Eventually I achieved a 5-inch-high brick of 1,459-layer dough. Then came the hardest part of the job: rolling it out to a thickness of ⅛ inch. That took a lot of time and muscle power – so much that I wonder if I worked the dough too hard, causing the pastry case not to rise as high as it should have in the baking. But, as I said above, the taste and texture were perfectly good, so I was content. I think I’ll stick to Julia’s recipe in the future, though.

Very few things can take Tom and me away from our dining room table at dinnertime. Superbowl is one of them. Especially with the Giants playing! So the big question for last Sunday became “What can we eat on plates on our laps on the couch in front of the television?” And the answer became: Hamburgers.

Now, a good hamburger deserves a good roll, but commercial hamburger buns are pretty awful – giant puffy marshmallows with an artificial suntan pretending to be a crust. Upscale groceries’ bakery departments offer many kinds of fancy rolls that, enfolding a juicy burger, will give your palate and teeth something more to consider. But I thought it’d be a good day to fire up the oven and make my own.

The recipe I use is for mini picnic rolls, from the King Arthur flour people. I merely shape the dough into 8 good-sized rolls instead of 24 tiny ones. I like the recipe because it’s got a little cornmeal in it, a little sugar, and a little butter, making for a nice flavor and texture. (The recipe also wants a smidge of potato flour or dried potato flakes, but since my pantry doesn’t run to those, I just skip that.)

The rolls came out well, though a little larger than ideal and a little fragile (crumbs on the lap, the sofa, and the living room floor during the exciting moments of the game). This was probably because I used half again as much yeast as the recipe called for. I thought I ought to because my regular breads haven’t been rising as much as they should lately. I buy instant yeast by the pound and keep it in the freezer. I just noticed that the current package’s “best if used by” date is March 2011, so I’m pushing the envelope, even with the preservative capability of the freezing. Guess I’d better buy fresh yeast.

Anyway, we had a comforting coffee-table picnic (the urban equivalent of the tailgate party) while we struggled along with the Giants toward their glorious cliff-hanger victory. To accompany the hamburgers we’d made baked beans, potato salad, and green salad, and set out homemade bread-and-butter pickles and Tom’s famously spicy doctored ketchup. And in defiance of all those beer commercials on the tube, we drank Ridge Zinfandel and San Pellegrino.

(You can see a bit of the football game reflected in the glass at the back of the table.)

If you’re interested in these rolls, you can find the recipe on the King Arthur website.

Beginner’s Tripe

In 1968, M.F.K. Fisher said “The trouble with tripe is that in my present dwelling place, a small town in Northern California, I could count on one hand the people who would eat it with me.” Regrettably, I, whose present dwelling place is a huge city in the Northeast, can say the same in 2012.
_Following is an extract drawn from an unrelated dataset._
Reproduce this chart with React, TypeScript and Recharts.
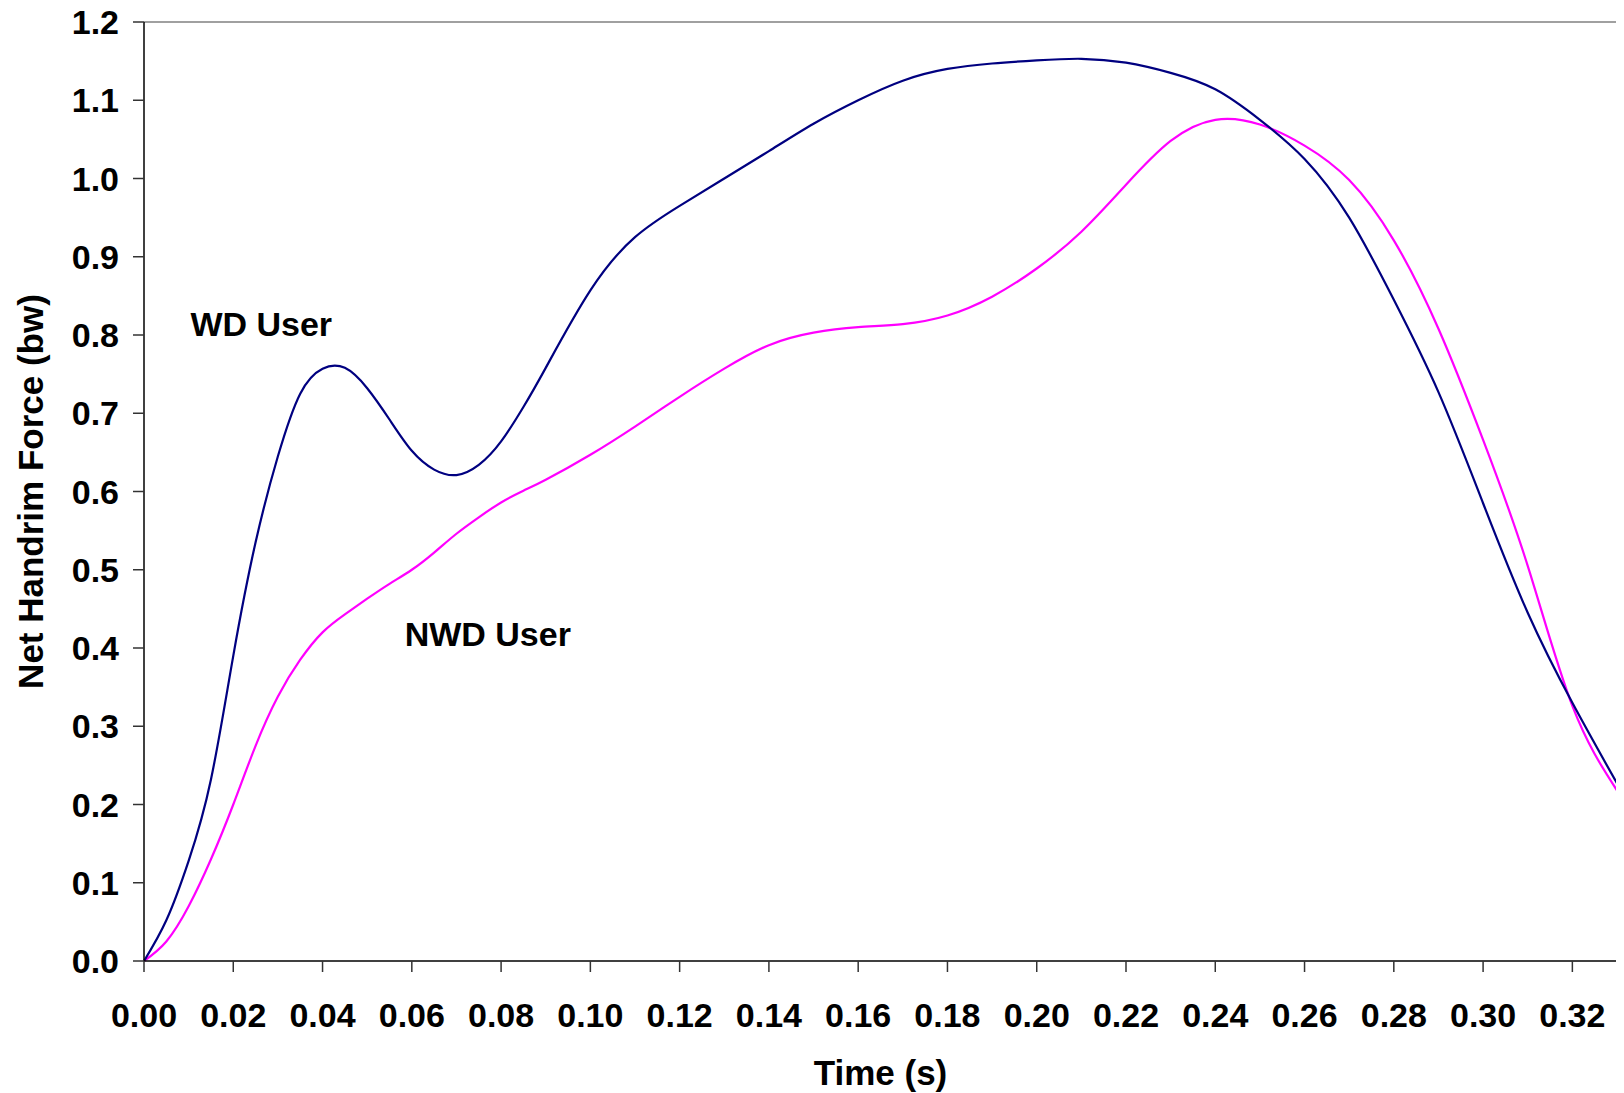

But Tom and I love tripe. So when I made my newest cookbook purchase, Jennifer McLagan’s Odd Bits: How to Cook the Rest of the Animal, the first section I turned to was the one on tripe. And smiled to see that quotation from Fisher’s With Bold Knife and Fork. McLagan realizes the difficulty of persuading people to eat tripe, which must be why she dubbed this recipe Beginner’s Tripe. It has so many other tasty things in it, she hopes to distract the faint-hearted from thinking about the principal ingredient.

I well know the difficulty of that. To me, tripe’s public relations problem is that it’s not one of those exotic-sounding but mild meats like rattlesnake or alligator, of which you can tell people, “Oh, don’t worry; it really tastes just like chicken.” Tripe doesn’t taste like chicken. Tripe tastes like nothing but itself. It’s animaly. It’s pungent. It’s spongy. It’s Dionysian, not Apollonian. But those of us who like it, like it for just those reasons. Sorry, faint hearts! But – truth be told – this recipe does go a long way toward disguising those characteristics.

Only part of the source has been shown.